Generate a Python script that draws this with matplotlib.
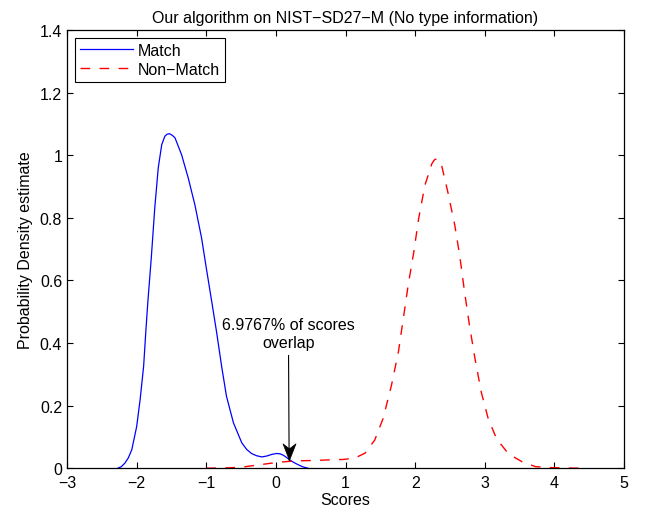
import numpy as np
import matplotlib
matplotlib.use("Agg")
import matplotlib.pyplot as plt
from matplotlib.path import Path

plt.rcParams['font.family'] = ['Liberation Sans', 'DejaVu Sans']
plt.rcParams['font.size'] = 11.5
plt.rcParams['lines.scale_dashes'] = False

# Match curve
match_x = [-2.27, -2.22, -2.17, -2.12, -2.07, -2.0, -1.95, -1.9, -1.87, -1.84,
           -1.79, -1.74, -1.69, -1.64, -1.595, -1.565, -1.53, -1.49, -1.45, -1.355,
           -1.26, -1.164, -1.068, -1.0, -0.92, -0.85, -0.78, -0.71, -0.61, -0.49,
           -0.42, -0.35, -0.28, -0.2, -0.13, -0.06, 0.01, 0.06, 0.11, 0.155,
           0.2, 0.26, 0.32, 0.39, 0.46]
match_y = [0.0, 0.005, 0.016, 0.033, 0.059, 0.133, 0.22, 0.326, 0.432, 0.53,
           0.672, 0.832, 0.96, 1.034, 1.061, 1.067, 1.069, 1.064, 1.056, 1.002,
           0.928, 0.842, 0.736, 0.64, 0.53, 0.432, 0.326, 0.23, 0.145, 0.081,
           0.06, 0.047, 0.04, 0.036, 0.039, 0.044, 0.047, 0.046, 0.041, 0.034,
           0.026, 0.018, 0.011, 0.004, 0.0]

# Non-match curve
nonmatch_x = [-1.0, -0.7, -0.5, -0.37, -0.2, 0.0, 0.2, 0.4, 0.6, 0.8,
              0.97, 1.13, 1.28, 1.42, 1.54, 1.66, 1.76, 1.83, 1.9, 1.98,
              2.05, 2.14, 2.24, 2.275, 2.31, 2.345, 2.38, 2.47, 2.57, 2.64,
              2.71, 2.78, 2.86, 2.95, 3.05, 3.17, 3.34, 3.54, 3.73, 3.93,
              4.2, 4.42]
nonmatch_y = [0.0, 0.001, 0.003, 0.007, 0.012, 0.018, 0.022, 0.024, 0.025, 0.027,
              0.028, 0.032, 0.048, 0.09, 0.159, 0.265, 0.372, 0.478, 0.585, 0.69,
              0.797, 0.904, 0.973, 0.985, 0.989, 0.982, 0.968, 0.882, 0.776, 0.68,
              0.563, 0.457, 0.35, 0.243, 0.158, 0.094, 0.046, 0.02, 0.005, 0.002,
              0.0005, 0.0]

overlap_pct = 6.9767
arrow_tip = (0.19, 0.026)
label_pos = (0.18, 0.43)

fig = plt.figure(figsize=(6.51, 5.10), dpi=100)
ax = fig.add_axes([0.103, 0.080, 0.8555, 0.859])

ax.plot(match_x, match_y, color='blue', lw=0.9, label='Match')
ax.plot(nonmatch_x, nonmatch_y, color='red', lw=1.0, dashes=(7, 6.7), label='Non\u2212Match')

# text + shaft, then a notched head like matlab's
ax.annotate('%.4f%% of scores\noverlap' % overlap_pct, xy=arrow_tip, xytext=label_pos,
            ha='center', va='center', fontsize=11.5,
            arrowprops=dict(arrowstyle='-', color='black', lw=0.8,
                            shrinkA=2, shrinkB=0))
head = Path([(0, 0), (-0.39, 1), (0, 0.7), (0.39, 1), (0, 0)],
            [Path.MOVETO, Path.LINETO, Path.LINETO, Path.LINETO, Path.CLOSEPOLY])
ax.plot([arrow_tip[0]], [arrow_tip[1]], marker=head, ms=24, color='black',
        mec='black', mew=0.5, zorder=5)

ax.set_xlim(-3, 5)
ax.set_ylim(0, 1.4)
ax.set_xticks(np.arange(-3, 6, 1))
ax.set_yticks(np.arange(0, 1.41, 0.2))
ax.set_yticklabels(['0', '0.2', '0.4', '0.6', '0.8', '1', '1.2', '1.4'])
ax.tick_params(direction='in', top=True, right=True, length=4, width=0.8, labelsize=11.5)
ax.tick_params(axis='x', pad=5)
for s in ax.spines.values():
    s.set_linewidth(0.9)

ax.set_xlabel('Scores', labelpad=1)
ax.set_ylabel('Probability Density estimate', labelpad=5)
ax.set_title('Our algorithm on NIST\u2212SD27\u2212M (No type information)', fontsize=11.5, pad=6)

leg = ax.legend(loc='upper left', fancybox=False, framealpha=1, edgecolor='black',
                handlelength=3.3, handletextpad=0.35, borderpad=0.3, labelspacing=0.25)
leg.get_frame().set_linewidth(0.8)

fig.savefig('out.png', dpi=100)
○ ○ ○
With all pictures left out, please transcribe exactly the lines from the start of the material through the line with "plt.rcParams['lines.scale_dashes'] = False".

▶ _Reply to the exercise_
Generate a Python script that draws this with matplotlib.
import numpy as np
import matplotlib
matplotlib.use("Agg")
import matplotlib.pyplot as plt
from matplotlib.path import Path

plt.rcParams['font.family'] = ['Liberation Sans', 'DejaVu Sans']
plt.rcParams['font.size'] = 11.5
plt.rcParams['lines.scale_dashes'] = False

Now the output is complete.